É preciso dizer ainda que há uma questão legal a ser resolvida também: é porque é extremamente duvidoso, para não dizer mais, que um projecto de lei desta Assembleia possa alterar, a meio do ano, os orçamentos municipais que são tidos em conta para a elaboração do Orçamento do Estado. Isto é, não estamos aqui também no âmbito de uma norma-travão que impede que - uma vez que este projecto de lei não tem essa norma -, a meio do ano, fiquem, no mínimo, menos 150 milhões de euros nas receitas das autarquias?

É possível determinar isto sem mais nem menos, a meio do ano, sem que se tenha em consideração a devida compensação? Esta é uma questão a que o Partido Socialista tem de dar uma resposta cabal e completa.

Depois, é preciso dizer também que o Partido Socialista tem de dar garantias muito sérias da forma como esta lei vai ser aplicada nos outros operadores, na EDP, na PT, no gás... É que já estamos tão habituados a que estas entidades, utilizando o livre arbítrio da sua prepotência face aos consumidores e a conivência de sucessivos governos, encontrem sempre outras formas para compensar aquilo que lhes é imposto em cada momento...

Ora, o compromisso que o PS e o Governo também têm de assumir é que isso não vai acontecer aqui e que não vão ser compensados os accionistas da EDP e de outras entidades por aquilo que agora, de outra forma, lhes vai ser impedido de cobrar.

Finalmente, é também importante referir que, no relatório ontem aprovado na 1.ª Comissão, se considerou essencial solicitar pareceres e fazer audições a diversas entidades que são muito relevantes nesta matéria, quer as várias entidades reguladoras, certamente, quer também a Associação Nacional de Municípios Portugueses, o Conselho Nacional de Consumo, as associação dos consumidores e outras entidades que eventualmente venham a ser consideradas como úteis na consideração deste projecto na especialidade.

É, portanto, com este princípio que vamos para a discussão e votação deste projecto de lei.

Vamos viabilizá-lo, mas não sem que digamos ao PS e ao Governo que seguiremos e  participaremos com muita atenção na discussão da especialidade porque têm de ser corrigidos alguns problemas e algumas consequências graves que esta proposta traz.

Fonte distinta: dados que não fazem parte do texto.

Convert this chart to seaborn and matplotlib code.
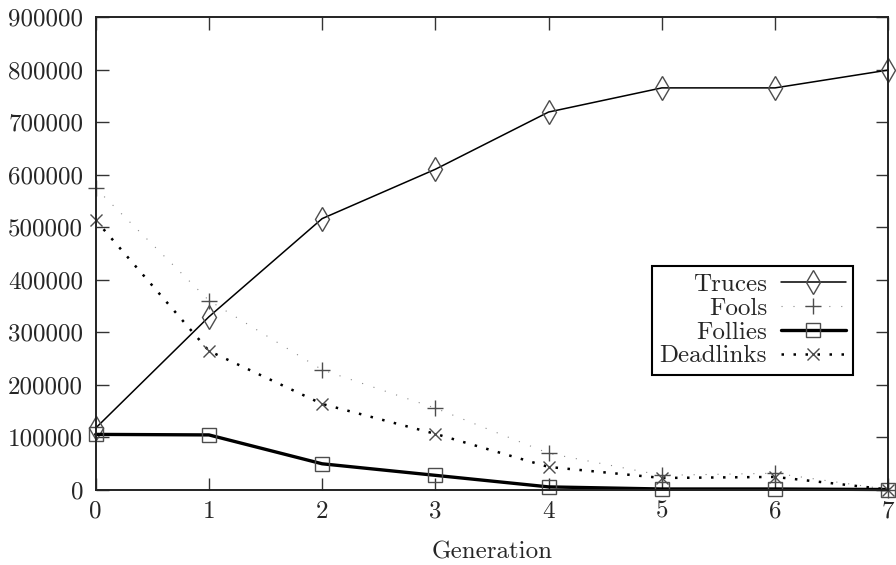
import matplotlib
matplotlib.use("Agg")
from matplotlib import pyplot as plt
import seaborn as sns

# values
generation = [0, 1, 2, 3, 4, 5, 6, 7]
truces = [117000, 329000, 516000, 610000, 719000, 765000, 765000, 799000]
fools = [574000, 360000, 228000, 155000, 69000, 27000, 31000, 0]
follies = [105000, 104000, 49000, 27000, 5000, 1000, 1000, 0]
deadlinks = [513000, 264000, 163000, 106000, 43000, 22000, 24000, 0]

yticks = [0, 100000, 200000, 300000, 400000, 500000, 600000, 700000, 800000, 900000]

sns.set_style("ticks")
plt.rcParams["font.family"] = ["cmr10", "DejaVu Serif"]
plt.rcParams["axes.unicode_minus"] = False
plt.rcParams["font.size"] = 18

fig = plt.figure(figsize=(8.96, 5.65), dpi=100)
ax = fig.add_subplot(111)
fig.subplots_adjust(left=0.1068, right=0.9914, top=0.9699, bottom=0.1336)

mec = "#4d4d4d"

# Truces: thin solid line, tall diamonds
sns.lineplot(x=generation, y=truces, ax=ax, color="black", lw=1.1,
             marker="d", markersize=12.5, markerfacecolor="none",
             markeredgecolor=mec, markeredgewidth=1.0, label="Truces", clip_on=False)

# Fools: sparse light dots, plus signs
sns.lineplot(x=generation, y=fools, ax=ax, color="#8a8a8a", lw=0.8,
             linestyle=(0, (1, 9.75)),
             marker="+", markersize=11, markeredgecolor=mec,
             markeredgewidth=1.0, label="Fools", clip_on=False)

# Follies: thick solid line, squares
sns.lineplot(x=generation, y=follies, ax=ax, color="black", lw=2.4,
             marker="s", markersize=10, markerfacecolor="none",
             markeredgecolor=mec, markeredgewidth=1.0, label="Follies", clip_on=False)

# Deadlinks: heavy dots, crosses
sns.lineplot(x=generation, y=deadlinks, ax=ax, color="black", lw=1.8,
             linestyle=(0, (1, 3.8)),
             marker="x", markersize=8, markeredgecolor=mec,
             markeredgewidth=1.0, label="Deadlinks", clip_on=False)

ax.set_xlim(0, 7)
ax.set_ylim(0, 900000)
ax.set_xticks(generation)
ax.set_xticklabels([str(g) for g in generation])
ax.set_yticks(yticks)
ax.set_yticklabels([str(v) for v in yticks])

ax.tick_params(axis="both", direction="in", length=9, width=1.0,
               top=True, right=True, color="#333333")
ax.tick_params(axis="x", pad=8)
ax.tick_params(axis="y", pad=9)
for side in ax.spines.values():
    side.set_linewidth(1.4)
    side.set_color("#222222")

ax.set_ylabel("")
ax.set_xlabel("Generation", va="baseline")
ax.xaxis.set_label_coords(0.5, -0.147)

leg = ax.legend(loc="upper right", bbox_to_anchor=(0.956, 0.473),
                borderaxespad=0, markerfirst=False, numpoints=1,
                handlelength=2.6, handletextpad=0.55, labelspacing=0.05,
                borderpad=0.3, fancybox=False, framealpha=1, edgecolor="black")
leg.get_frame().set_linewidth(1.5)

fig.savefig("out.png", dpi=100)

Caso contrário, estaremos, afinal, perante uma proposta que, em matéria de direitos dos consumidores, se trata ela também de publicidade enganosa: promete baixa de preços, mas na prática não vai concretizála junto das populações. Ora, é contra essa publicidade enganosa que também nos bateremos na especialidade para que este projecto de lei seja corrigido.